Evaluation Gates: How AI Teams Can Move Beyond Documentation to Real Release Control
Key Takeaways
- ▸Evaluation without release authority is documentation, not control—gates become meaningful only when they can block deployments based on pre-established criteria
- ▸Gates should be attached to specific change surfaces (prompts, models, retrieval, tools, policies) rather than treating 'the release' as a monolithic event, since probabilistic systems regress continuously across multiple surfaces
- ▸Effective gate design requires a tiered classification system distinguishing block-level controls, conditional gates, and signal-level monitoring, with explicit ownership and predetermined decision outcomes
Summary
A detailed technical framework published under the title "Evaluation Gates: Releasing AI Systems Without Guesswork" argues that most AI development teams conduct evaluations without establishing genuine control mechanisms over release decisions.
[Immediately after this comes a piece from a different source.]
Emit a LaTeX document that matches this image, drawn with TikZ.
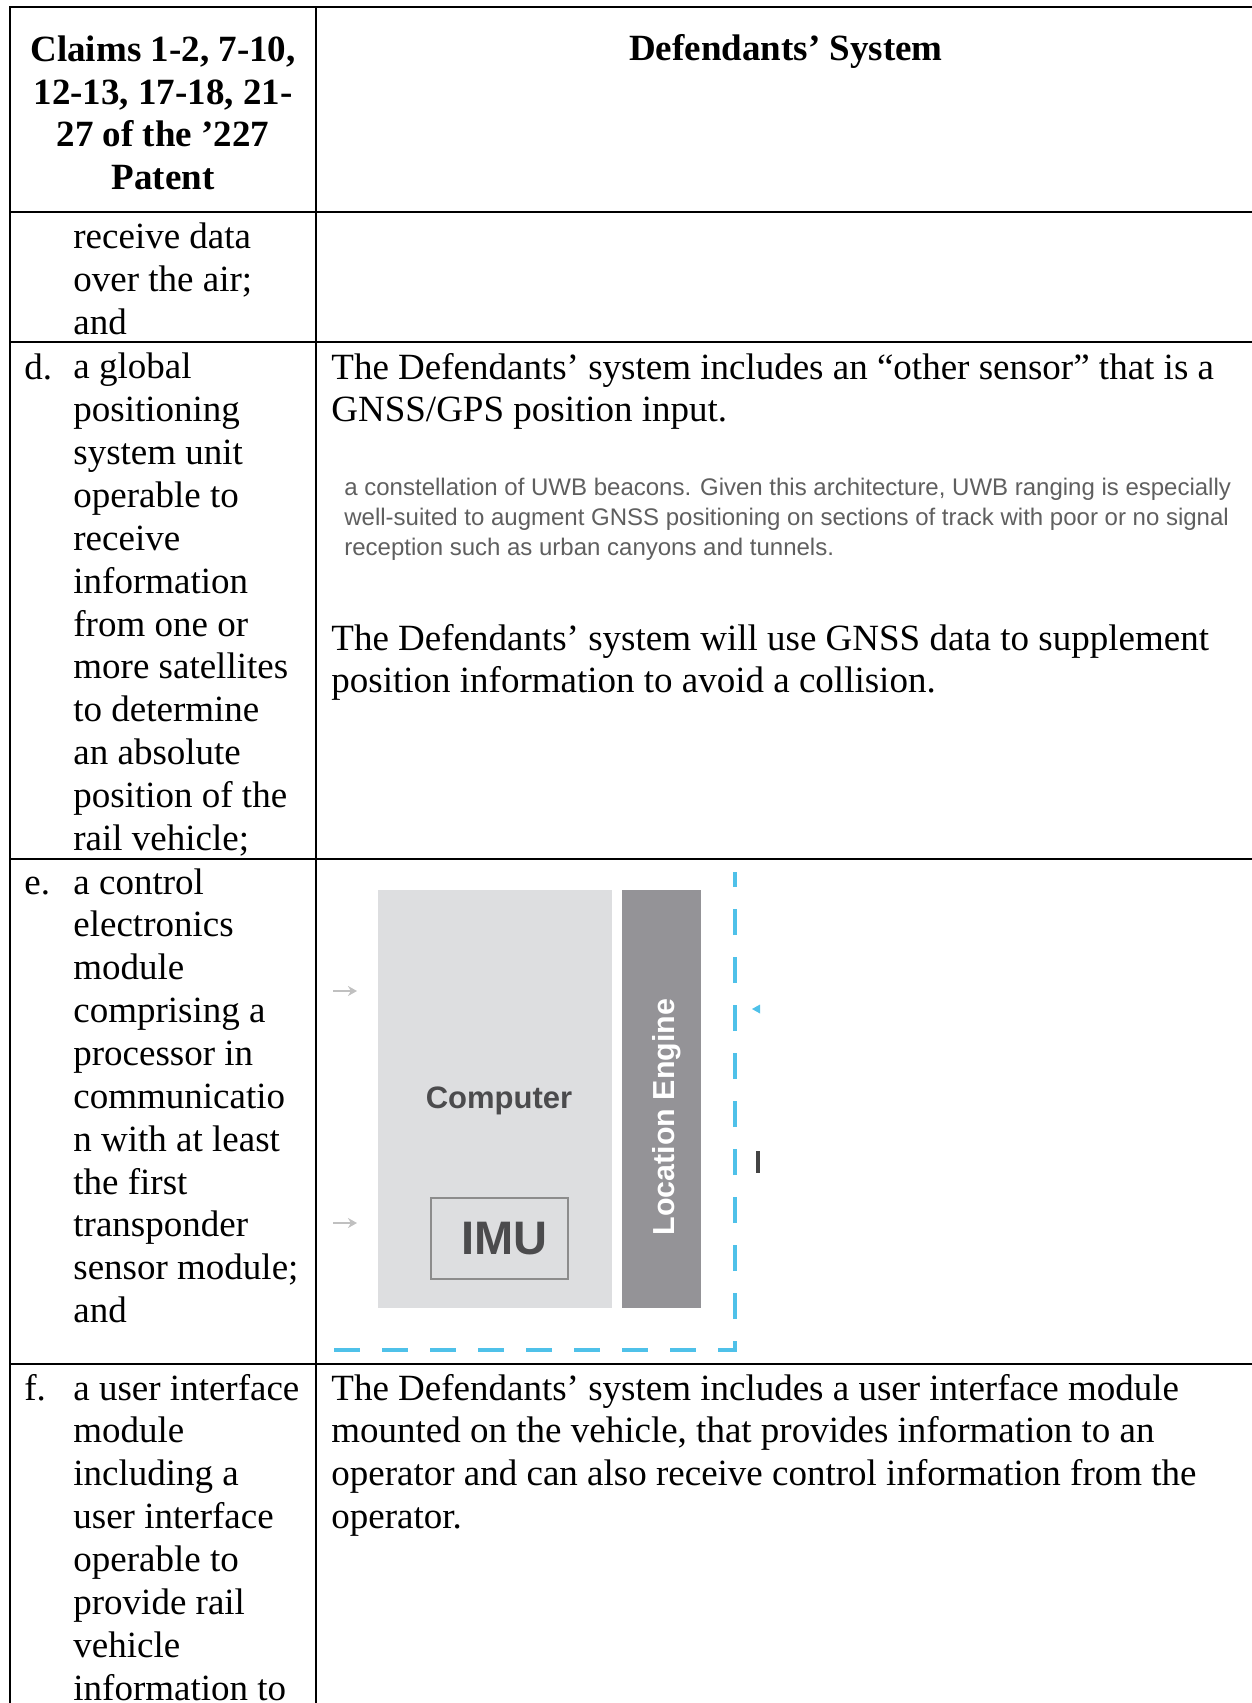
\documentclass[tikz,border=0pt]{standalone}
\usepackage{fontspec}
\setmainfont{Liberation Serif}
\newfontfamily\figfont{Liberation Sans}
\usetikzlibrary{arrows.meta,positioning}

\definecolor{cpugrey}{RGB}{221,222,224}
\definecolor{enginegrey}{RGB}{148,147,151}
\definecolor{imuedge}{RGB}{140,140,140}
\definecolor{figtext}{RGB}{75,75,77}
\definecolor{inarrow}{RGB}{192,192,192}
\definecolor{uwbblue}{RGB}{79,193,233}
\definecolor{shottext}{RGB}{95,95,95}
\definecolor{barink}{RGB}{68,68,68}

\newcommand{\bodysize}{\fontsize{18.5pt}{21.43pt}\selectfont}

\begin{document}
\begin{tikzpicture}[x=0.5pt,y=-0.5pt,
    rule/.style={line width=1.1pt},
    % multi-line nodes: placed at the baseline of their last line
    cell/.style={inner sep=0pt,anchor=base west,align=left,font=\bodysize},
    head/.style={inner sep=0pt,anchor=base,align=center,
      font=\fontsize{18.5pt}{21.2pt}\selectfont\bfseries},
    shot/.style={inner sep=0pt,anchor=base west,align=left,text=shottext,
      font=\figfont\fontsize{12pt}{15pt}\selectfont},
    fig/.style={inner sep=0pt,text=figtext,font=\figfont\bfseries},
    feed/.style={draw=inarrow,line width=1pt,-{Stealth[length=4.5pt,width=5pt]}},
    uwb/.style={draw=uwbblue,line width=2pt,dash pattern=on 13pt off 11pt}]
  \useasboundingbox (0,0) rectangle (1252,1703);

  % table rules
  \foreach \y in {7,212,342,859,1364}
    \draw[rule] (9,\y) -- (1252,\y);
  \draw[rule] (10,7) -- (10,1703);
  \draw[rule] (316,7) -- (316,1703);

  % header
  \node[head] (claimshd) at (163,189) {Claims 1-2, 7-10,\\12-13, 17-18, 21-\\27 of the ’227\\Patent};
  \node[head] (systemhd) at (786,60) {Defendants’ System};

  % element c (end)
  \node[cell] (rowc) at (73,334.7) {receive data\\over the air;\\and};

  % element d
  \node[cell] (labd) at (24,379) {d.};
  \node[cell] (rowd) at (73,850.4) {a global\\positioning\\system unit\\operable to\\receive\\information\\from one or\\more satellites\\to determine\\an absolute\\position of the\\rail vehicle;};
  \node[cell] (sysd) at (331,421.9) {The Defendants’ system includes an “other sensor” that is a\\GNSS/GPS position input.};
  \node[shot] (uwbshot) at (344,555) {a constellation of UWB beacons. Given this architecture, UWB ranging is especially\\well-suited to augment GNSS positioning on sections of track with poor or no signal\\reception such as urban canyons and tunnels.};
  \node[cell] (sysgnss) at (331,692.9) {The Defendants’ system will use GNSS data to supplement\\position information to avoid a collision.};

  % element e
  \node[cell] (labe) at (24,894) {e.};
  \node[cell] (rowe) at (73,1322.6) {a control\\electronics\\module\\comprising a\\processor in\\communicatio\\n with at least\\the first\\transponder\\sensor module;\\and};

  % architecture figure
  \node[fill=cpugrey,minimum width=117pt,minimum height=209pt,inner sep=0pt] (computer) at (495,1099) {};
  \node[fill=enginegrey,minimum width=39.5pt,minimum height=209pt,inner sep=0pt] (engine) at (661.5,1099) {};
  \node[fig,font=\figfont\bfseries\fontsize{15.5pt}{18pt}\selectfont] (cpulabel) at (499,1101) {Computer};
  \node[draw=imuedge,line width=1.3pt,fill=cpugrey,minimum width=68.5pt,minimum height=40.5pt,inner sep=0pt] (imu) at (499.5,1238.5) {};
  \node[fig,font=\figfont\bfseries\fontsize{23.5pt}{26pt}\selectfont] (imulabel) at (504.5,1238.5) {IMU};
  \node[fig,text=white,rotate=90,font=\figfont\bfseries\fontsize{15.2pt}{17pt}\selectfont] (enginelabel) at (667,1117) {Location Engine};

  \coordinate (feedAs) at (333,991);
  \coordinate (feedAe) at (357,991);
  \coordinate (feedBs) at (333,1223);
  \coordinate (feedBe) at (357,1223);
  \draw[feed] (feedAs) -- (feedAe);
  \draw[feed] (feedBs) -- (feedBe);

  \coordinate (uwbleft) at (334,1350);
  \coordinate (uwbcorner) at (735,1350);
  \coordinate (uwbtop) at (735,872);
  \draw[uwb] (uwbleft) -- (uwbcorner) -- (uwbtop);
  \fill[uwbblue] (752,1009) -- (760,1004.5) -- (760,1013.5) -- cycle;
  \draw[barink,line width=1.6pt] (758,1151) -- (758,1173);

  % element f
  \node[cell] (labf) at (24,1400) {f.};
  \node[cell] (rowf) at (73,1700) {a user interface\\module\\including a\\user interface\\operable to\\provide rail\\vehicle\\information to};
  \node[cell] (sysf) at (331,1528.6) {The Defendants’ system includes a user interface module\\mounted on the vehicle, that provides information to an\\operator and can also receive control information from the\\operator.};
\end{tikzpicture}
\end{document}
The piece makes a critical distinction between evaluation as documentation and evaluation as engineering discipline—the latter requires that evidence from tests and metrics actually has the authority to block or gate releases rather than merely informing post-hoc analysis.
The framework emphasizes that evaluation gates should be deterministic control policies attached to specific change surfaces (prompts, models, retrieval systems, tools, policies) rather than abstract release events. Rather than treating all metrics equally, effective gates should employ a tiered approach with block-level controls, conditional gates, and signal-level monitoring, each with explicit authority and predetermined outcomes. Golden Sets provide regression evidence, but gates determine whether that evidence can actually prevent a system from shipping—a distinction the author illustrates through real-world scenarios where systems shipped with improved average scores despite critical metric regressions.
- Single-metric gate design fails because systems can improve overall quality while simultaneously degrading in critical dimensions—gates must consider multiple evaluation signals including golden sets, refusal policies, tool safety, trace completeness, and operational budgets
Editorial Opinion
This framework represents a maturation of thinking around AI system governance, moving beyond the performative aspects of evaluation toward substantive control mechanisms. The distinction between measurement and governance is particularly valuable for teams struggling with the tension between rapid iteration and system safety. However, the prescriptive nature of this approach may face practical friction in organizations where ML and product timelines conflict with rigid gates—the real test will be whether teams actually implement these controls or treat them as aspirational documentation.